Copy out all the lines exactly. Omit pictures.

### Records contained in a dataset
__________

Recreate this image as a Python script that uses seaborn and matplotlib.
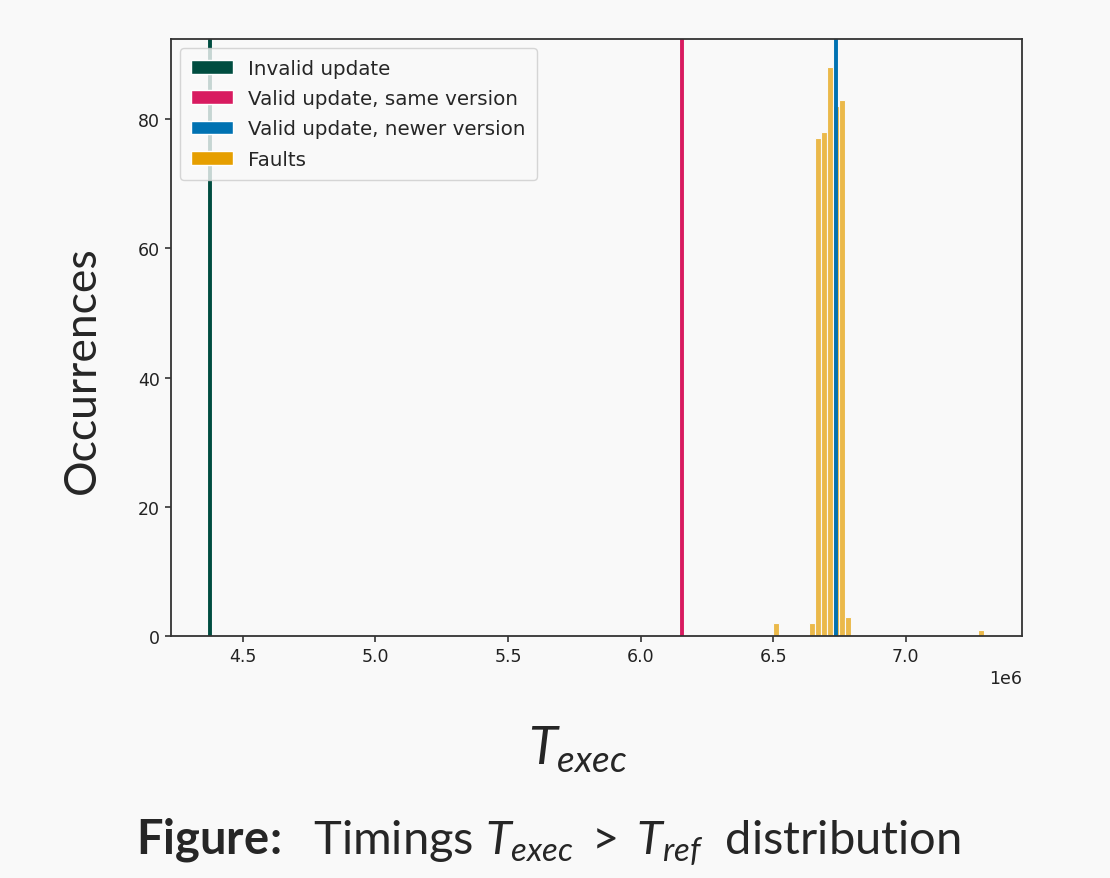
import numpy as np
import pandas as pd
import matplotlib
matplotlib.use("Agg")
import matplotlib.pyplot as plt
from matplotlib.patches import Patch
import seaborn as sns

# ---- data ----
fault_bin_centers = [6.5113e6, 6.6474e6, 6.6701e6, 6.6928e6, 6.7155e6, 6.7381e6, 6.7608e6, 6.7835e6, 7.2824e6]
fault_counts = [2, 2, 77, 78, 88, 82, 83, 3, 1]
fault_range = (6.500e6, 7.2937e6)
n_bins = 35

line_labels = ["Invalid update", "Valid update, same version", "Valid update, newer version"]
line_positions = [4.375e6, 6.155e6, 6.736e6]
line_colors = ["#004D40", "#D81B60", "#0072B2"]
fault_label = "Faults"
fault_color = "#E69F00"

bg = "#f9f9f9"

sns.set_style("ticks", {"axes.facecolor": bg, "figure.facecolor": bg,
                        "axes.edgecolor": "#333333"})
plt.rcParams["font.family"] = ["DejaVu Sans"]
plt.rcParams["mathtext.fontset"] = "custom"
plt.rcParams["mathtext.it"] = "Lato:italic"
plt.rcParams["mathtext.rm"] = "Lato"
plt.rcParams["mathtext.bf"] = "Lato:bold"

fig = plt.figure(figsize=(11.1, 8.79), dpi=100)
fig.patch.set_facecolor(bg)
ax = fig.add_axes([0.154, 0.2753, 0.767, 0.6792])
ax.set_facecolor(bg)

df = pd.DataFrame({"t": fault_bin_centers, "n": fault_counts})
sns.histplot(data=df, x="t", weights="n", bins=n_bins, binrange=fault_range,
             color=fault_color, alpha=0.7, edgecolor=bg, linewidth=0.8, ax=ax)

for pos, col in zip(line_positions, line_colors):
    ax.axvline(pos, color=col, linewidth=2.8)

handles = [Patch(facecolor=c, label=l) for c, l in zip(line_colors, line_labels)]
handles.append(Patch(facecolor=fault_color, label=fault_label))
ax.legend(handles=handles, loc="upper left", fontsize=14.3, handlelength=2.1,
          frameon=True, borderaxespad=0.45, borderpad=0.55, labelspacing=0.57)

for s in ax.spines.values():
    s.set_linewidth(1.3)
    s.set_color("#333333")
ax.tick_params(labelsize=12.5, colors="#222222", width=1.1, length=4, pad=4)
ax.xaxis.get_offset_text().set_fontsize(12.5)

ax.set_ylabel("Occurrences", fontsize=32, family="Lato")
ax.yaxis.set_label_coords(-0.080, 0.447)
ax.set_xlabel(r"$T_{exec}$", fontsize=38)
ax.xaxis.set_label_coords(0.478, -0.145)

fig.text(0.494, 0.027, r"$\mathbf{Figure\!:}$  Timings $T_{exec}\;>\;T_{ref}$  distribution",
         ha="center", va="baseline", fontsize=33.8, family="Lato")

fig.savefig("out.png", dpi=100, facecolor=bg)
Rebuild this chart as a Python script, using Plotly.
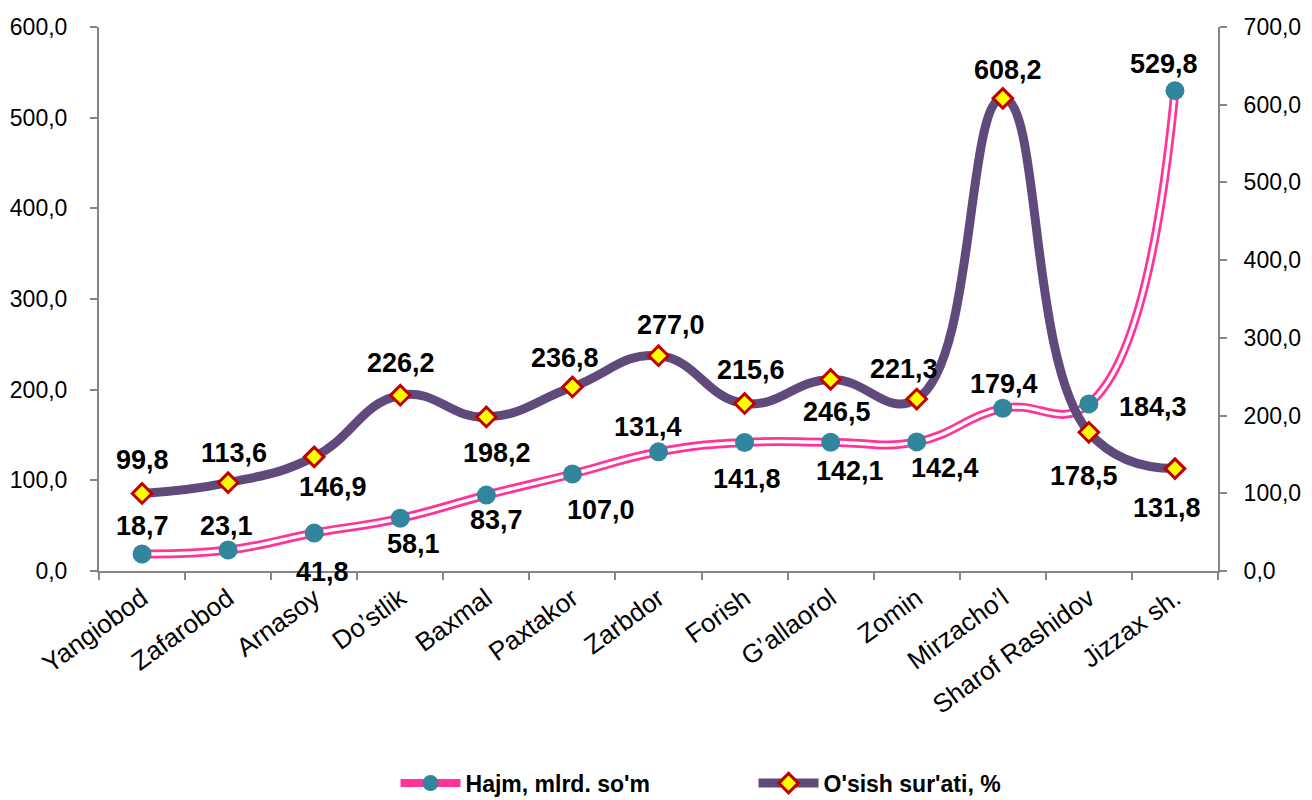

__________

### Answer to the task
Recreate this image as a Python script that uses seaborn and matplotlib.
import numpy as np
import pandas as pd
import matplotlib
matplotlib.use("Agg")
import matplotlib.pyplot as plt
from matplotlib.patches import Patch
import seaborn as sns

# ---- data ----
fault_bin_centers = [6.5113e6, 6.6474e6, 6.6701e6, 6.6928e6, 6.7155e6, 6.7381e6, 6.7608e6, 6.7835e6, 7.2824e6]
fault_counts = [2, 2, 77, 78, 88, 82, 83, 3, 1]
fault_range = (6.500e6, 7.2937e6)
n_bins = 35

line_labels = ["Invalid update", "Valid update, same version", "Valid update, newer version"]
line_positions = [4.375e6, 6.155e6, 6.736e6]
line_colors = ["#004D40", "#D81B60", "#0072B2"]
fault_label = "Faults"
fault_color = "#E69F00"

bg = "#f9f9f9"

sns.set_style("ticks", {"axes.facecolor": bg, "figure.facecolor": bg,
                        "axes.edgecolor": "#333333"})
plt.rcParams["font.family"] = ["DejaVu Sans"]
plt.rcParams["mathtext.fontset"] = "custom"
plt.rcParams["mathtext.it"] = "Lato:italic"
plt.rcParams["mathtext.rm"] = "Lato"
plt.rcParams["mathtext.bf"] = "Lato:bold"

fig = plt.figure(figsize=(11.1, 8.79), dpi=100)
fig.patch.set_facecolor(bg)
ax = fig.add_axes([0.154, 0.2753, 0.767, 0.6792])
ax.set_facecolor(bg)

df = pd.DataFrame({"t": fault_bin_centers, "n": fault_counts})
sns.histplot(data=df, x="t", weights="n", bins=n_bins, binrange=fault_range,
             color=fault_color, alpha=0.7, edgecolor=bg, linewidth=0.8, ax=ax)

for pos, col in zip(line_positions, line_colors):
    ax.axvline(pos, color=col, linewidth=2.8)

handles = [Patch(facecolor=c, label=l) for c, l in zip(line_colors, line_labels)]
handles.append(Patch(facecolor=fault_color, label=fault_label))
ax.legend(handles=handles, loc="upper left", fontsize=14.3, handlelength=2.1,
          frameon=True, borderaxespad=0.45, borderpad=0.55, labelspacing=0.57)

for s in ax.spines.values():
    s.set_linewidth(1.3)
    s.set_color("#333333")
ax.tick_params(labelsize=12.5, colors="#222222", width=1.1, length=4, pad=4)
ax.xaxis.get_offset_text().set_fontsize(12.5)

ax.set_ylabel("Occurrences", fontsize=32, family="Lato")
ax.yaxis.set_label_coords(-0.080, 0.447)
ax.set_xlabel(r"$T_{exec}$", fontsize=38)
ax.xaxis.set_label_coords(0.478, -0.145)

fig.text(0.494, 0.027, r"$\mathbf{Figure\!:}$  Timings $T_{exec}\;>\;T_{ref}$  distribution",
         ha="center", va="baseline", fontsize=33.8, family="Lato")

fig.savefig("out.png", dpi=100, facecolor=bg)
Rebuild this chart as a Python script, using Plotly.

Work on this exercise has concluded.